Task statement =
In the lines below, output everything from the first line through the line containing "const altTicks = [0, 2000, 4000, 6000, 8000, 10000, 12000];" exactly as it is. Pictures are not part of the output.

Data block =
▼

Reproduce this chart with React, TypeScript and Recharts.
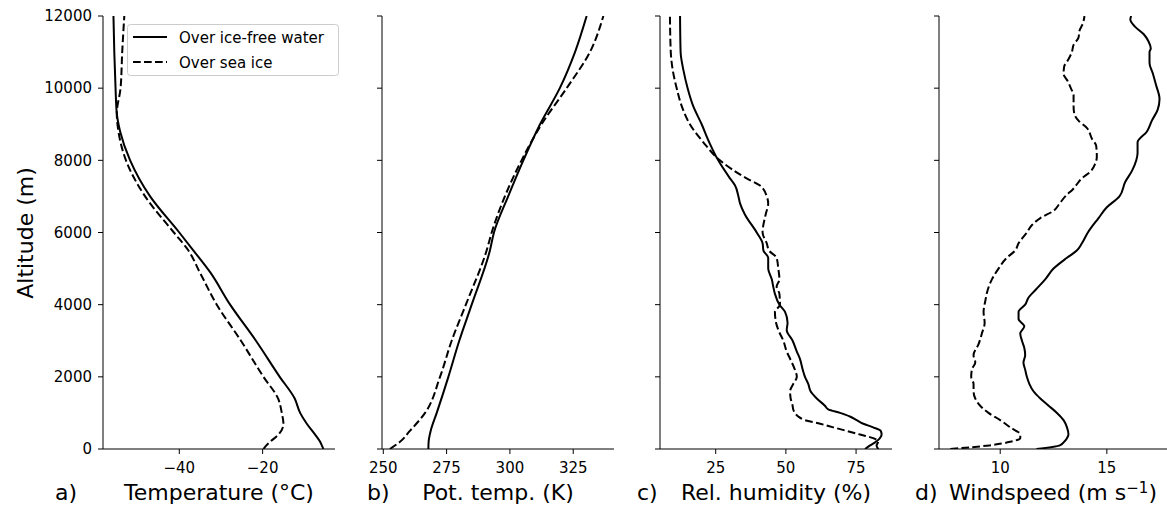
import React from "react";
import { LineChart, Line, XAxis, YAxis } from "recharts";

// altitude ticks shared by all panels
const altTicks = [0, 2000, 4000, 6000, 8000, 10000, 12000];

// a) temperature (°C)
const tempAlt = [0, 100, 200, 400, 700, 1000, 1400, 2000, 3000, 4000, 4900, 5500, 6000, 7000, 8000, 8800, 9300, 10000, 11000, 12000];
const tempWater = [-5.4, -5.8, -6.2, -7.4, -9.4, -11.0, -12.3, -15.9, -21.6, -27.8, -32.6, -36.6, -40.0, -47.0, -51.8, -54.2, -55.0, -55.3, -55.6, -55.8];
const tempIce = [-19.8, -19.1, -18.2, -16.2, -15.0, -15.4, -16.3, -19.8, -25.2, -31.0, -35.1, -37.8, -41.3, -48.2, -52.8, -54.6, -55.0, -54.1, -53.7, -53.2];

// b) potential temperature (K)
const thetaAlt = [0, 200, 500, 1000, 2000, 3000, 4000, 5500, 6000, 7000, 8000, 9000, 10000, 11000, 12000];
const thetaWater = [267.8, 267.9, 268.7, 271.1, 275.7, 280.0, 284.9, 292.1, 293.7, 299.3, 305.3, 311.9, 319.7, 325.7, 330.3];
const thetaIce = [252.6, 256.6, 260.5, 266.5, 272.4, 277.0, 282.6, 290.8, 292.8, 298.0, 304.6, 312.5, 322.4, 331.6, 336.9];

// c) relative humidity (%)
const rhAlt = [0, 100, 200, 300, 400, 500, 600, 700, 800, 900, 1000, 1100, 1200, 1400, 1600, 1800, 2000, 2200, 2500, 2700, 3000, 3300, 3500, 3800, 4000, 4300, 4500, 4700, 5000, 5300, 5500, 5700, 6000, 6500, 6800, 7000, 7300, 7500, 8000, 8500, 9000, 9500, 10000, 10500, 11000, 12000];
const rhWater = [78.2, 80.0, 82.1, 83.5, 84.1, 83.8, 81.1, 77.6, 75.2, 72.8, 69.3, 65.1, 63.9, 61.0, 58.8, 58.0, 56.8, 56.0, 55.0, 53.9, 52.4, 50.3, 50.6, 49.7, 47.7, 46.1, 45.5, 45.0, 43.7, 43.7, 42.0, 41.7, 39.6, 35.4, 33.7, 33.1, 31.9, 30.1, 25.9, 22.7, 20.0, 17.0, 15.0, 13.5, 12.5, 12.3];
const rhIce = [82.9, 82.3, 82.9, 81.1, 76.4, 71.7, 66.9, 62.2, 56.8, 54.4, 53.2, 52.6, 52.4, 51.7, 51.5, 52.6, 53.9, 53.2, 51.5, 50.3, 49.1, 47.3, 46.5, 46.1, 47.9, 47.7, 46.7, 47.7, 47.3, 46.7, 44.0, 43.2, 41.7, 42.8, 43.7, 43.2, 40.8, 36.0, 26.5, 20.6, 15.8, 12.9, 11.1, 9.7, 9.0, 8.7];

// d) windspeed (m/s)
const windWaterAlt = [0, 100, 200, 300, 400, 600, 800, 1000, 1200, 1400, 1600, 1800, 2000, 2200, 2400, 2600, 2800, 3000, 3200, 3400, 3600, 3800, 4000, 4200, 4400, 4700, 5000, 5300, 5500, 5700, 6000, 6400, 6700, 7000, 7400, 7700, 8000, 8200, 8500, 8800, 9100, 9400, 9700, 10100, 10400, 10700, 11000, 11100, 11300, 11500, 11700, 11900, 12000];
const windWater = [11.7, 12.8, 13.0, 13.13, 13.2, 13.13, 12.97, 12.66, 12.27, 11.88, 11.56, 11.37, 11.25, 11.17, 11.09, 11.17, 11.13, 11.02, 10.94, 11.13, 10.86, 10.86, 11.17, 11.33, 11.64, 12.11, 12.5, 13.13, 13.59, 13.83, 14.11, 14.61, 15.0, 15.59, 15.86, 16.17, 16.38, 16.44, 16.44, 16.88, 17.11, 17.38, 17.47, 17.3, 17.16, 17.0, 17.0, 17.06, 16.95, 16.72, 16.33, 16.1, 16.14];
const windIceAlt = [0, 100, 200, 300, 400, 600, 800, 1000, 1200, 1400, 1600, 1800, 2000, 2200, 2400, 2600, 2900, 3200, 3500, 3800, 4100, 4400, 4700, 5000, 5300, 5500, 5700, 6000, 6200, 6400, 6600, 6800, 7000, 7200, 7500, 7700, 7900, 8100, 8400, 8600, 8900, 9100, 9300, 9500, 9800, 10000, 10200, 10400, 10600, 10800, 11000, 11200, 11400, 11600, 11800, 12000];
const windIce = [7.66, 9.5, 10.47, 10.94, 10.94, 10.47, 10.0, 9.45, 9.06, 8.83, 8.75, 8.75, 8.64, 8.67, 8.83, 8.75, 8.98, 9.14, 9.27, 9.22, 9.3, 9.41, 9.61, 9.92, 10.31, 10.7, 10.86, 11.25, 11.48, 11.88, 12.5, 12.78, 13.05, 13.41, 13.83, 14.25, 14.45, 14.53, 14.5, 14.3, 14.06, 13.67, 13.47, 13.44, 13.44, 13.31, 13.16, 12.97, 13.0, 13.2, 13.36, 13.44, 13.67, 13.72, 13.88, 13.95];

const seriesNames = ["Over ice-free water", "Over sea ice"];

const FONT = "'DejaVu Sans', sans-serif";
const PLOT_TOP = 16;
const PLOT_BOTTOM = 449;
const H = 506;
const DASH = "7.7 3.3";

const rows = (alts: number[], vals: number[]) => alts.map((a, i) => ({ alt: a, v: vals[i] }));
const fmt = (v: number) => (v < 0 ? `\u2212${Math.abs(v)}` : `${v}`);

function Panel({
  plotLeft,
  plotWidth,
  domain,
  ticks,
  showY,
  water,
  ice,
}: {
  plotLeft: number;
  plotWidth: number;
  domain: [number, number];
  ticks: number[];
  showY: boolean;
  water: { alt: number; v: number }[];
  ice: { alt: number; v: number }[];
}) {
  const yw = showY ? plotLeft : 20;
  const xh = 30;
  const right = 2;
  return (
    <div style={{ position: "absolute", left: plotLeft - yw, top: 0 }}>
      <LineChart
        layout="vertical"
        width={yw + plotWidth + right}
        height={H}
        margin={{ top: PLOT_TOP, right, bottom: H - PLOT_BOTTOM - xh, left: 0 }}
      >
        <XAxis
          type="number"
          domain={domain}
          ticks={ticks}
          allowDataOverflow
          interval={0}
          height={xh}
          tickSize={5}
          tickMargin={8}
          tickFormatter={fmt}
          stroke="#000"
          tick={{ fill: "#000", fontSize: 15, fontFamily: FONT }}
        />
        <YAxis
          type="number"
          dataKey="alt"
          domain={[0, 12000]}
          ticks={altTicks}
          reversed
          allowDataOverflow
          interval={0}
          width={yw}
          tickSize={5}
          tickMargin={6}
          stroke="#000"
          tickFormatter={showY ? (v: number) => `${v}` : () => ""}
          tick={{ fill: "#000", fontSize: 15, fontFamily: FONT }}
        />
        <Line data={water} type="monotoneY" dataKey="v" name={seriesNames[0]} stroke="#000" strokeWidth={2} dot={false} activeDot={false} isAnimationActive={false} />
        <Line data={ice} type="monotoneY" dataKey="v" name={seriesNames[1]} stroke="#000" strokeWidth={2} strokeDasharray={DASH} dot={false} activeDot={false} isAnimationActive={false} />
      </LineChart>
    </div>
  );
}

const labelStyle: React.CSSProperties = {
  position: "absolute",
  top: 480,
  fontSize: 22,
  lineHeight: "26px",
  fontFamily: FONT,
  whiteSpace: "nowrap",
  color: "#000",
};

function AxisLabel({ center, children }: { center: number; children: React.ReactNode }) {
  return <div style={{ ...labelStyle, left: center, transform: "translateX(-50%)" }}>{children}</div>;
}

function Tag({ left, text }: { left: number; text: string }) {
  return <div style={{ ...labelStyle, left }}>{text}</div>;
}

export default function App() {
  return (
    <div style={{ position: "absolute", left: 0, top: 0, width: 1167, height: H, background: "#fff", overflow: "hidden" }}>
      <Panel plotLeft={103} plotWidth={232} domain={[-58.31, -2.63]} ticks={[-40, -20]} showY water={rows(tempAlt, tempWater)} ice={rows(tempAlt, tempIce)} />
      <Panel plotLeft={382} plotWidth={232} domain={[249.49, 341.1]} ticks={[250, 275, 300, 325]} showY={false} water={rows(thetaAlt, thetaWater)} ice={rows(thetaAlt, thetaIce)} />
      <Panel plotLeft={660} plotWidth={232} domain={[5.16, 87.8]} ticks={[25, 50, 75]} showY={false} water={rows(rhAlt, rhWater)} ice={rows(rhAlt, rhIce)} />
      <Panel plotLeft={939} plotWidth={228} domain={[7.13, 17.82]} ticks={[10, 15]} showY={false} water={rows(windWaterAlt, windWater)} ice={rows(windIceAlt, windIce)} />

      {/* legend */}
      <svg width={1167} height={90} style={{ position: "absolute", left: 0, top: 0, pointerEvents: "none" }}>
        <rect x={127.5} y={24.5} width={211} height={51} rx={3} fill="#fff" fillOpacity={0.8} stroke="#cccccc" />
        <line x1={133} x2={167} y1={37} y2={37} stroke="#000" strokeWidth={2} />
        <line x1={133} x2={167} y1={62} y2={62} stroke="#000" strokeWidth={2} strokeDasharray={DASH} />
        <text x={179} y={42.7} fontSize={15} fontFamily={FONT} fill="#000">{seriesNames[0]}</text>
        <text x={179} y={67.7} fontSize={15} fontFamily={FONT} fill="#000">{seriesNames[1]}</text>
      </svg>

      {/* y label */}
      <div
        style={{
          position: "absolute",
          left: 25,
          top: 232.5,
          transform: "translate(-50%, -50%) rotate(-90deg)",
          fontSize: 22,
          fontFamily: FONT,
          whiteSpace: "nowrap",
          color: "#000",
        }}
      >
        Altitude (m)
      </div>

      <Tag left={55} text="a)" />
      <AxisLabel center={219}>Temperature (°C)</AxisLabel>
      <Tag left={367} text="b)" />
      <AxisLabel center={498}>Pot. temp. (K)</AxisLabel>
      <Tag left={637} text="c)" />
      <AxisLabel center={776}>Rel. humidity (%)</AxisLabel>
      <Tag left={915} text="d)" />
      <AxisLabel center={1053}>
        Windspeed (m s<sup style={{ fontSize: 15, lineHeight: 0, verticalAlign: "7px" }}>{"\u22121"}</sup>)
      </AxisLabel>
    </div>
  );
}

▲

Response to the exercise =
Reproduce this chart with React, TypeScript and Recharts.
import React from "react";
import { LineChart, Line, XAxis, YAxis } from "recharts";

// altitude ticks shared by all panels
const altTicks = [0, 2000, 4000, 6000, 8000, 10000, 12000];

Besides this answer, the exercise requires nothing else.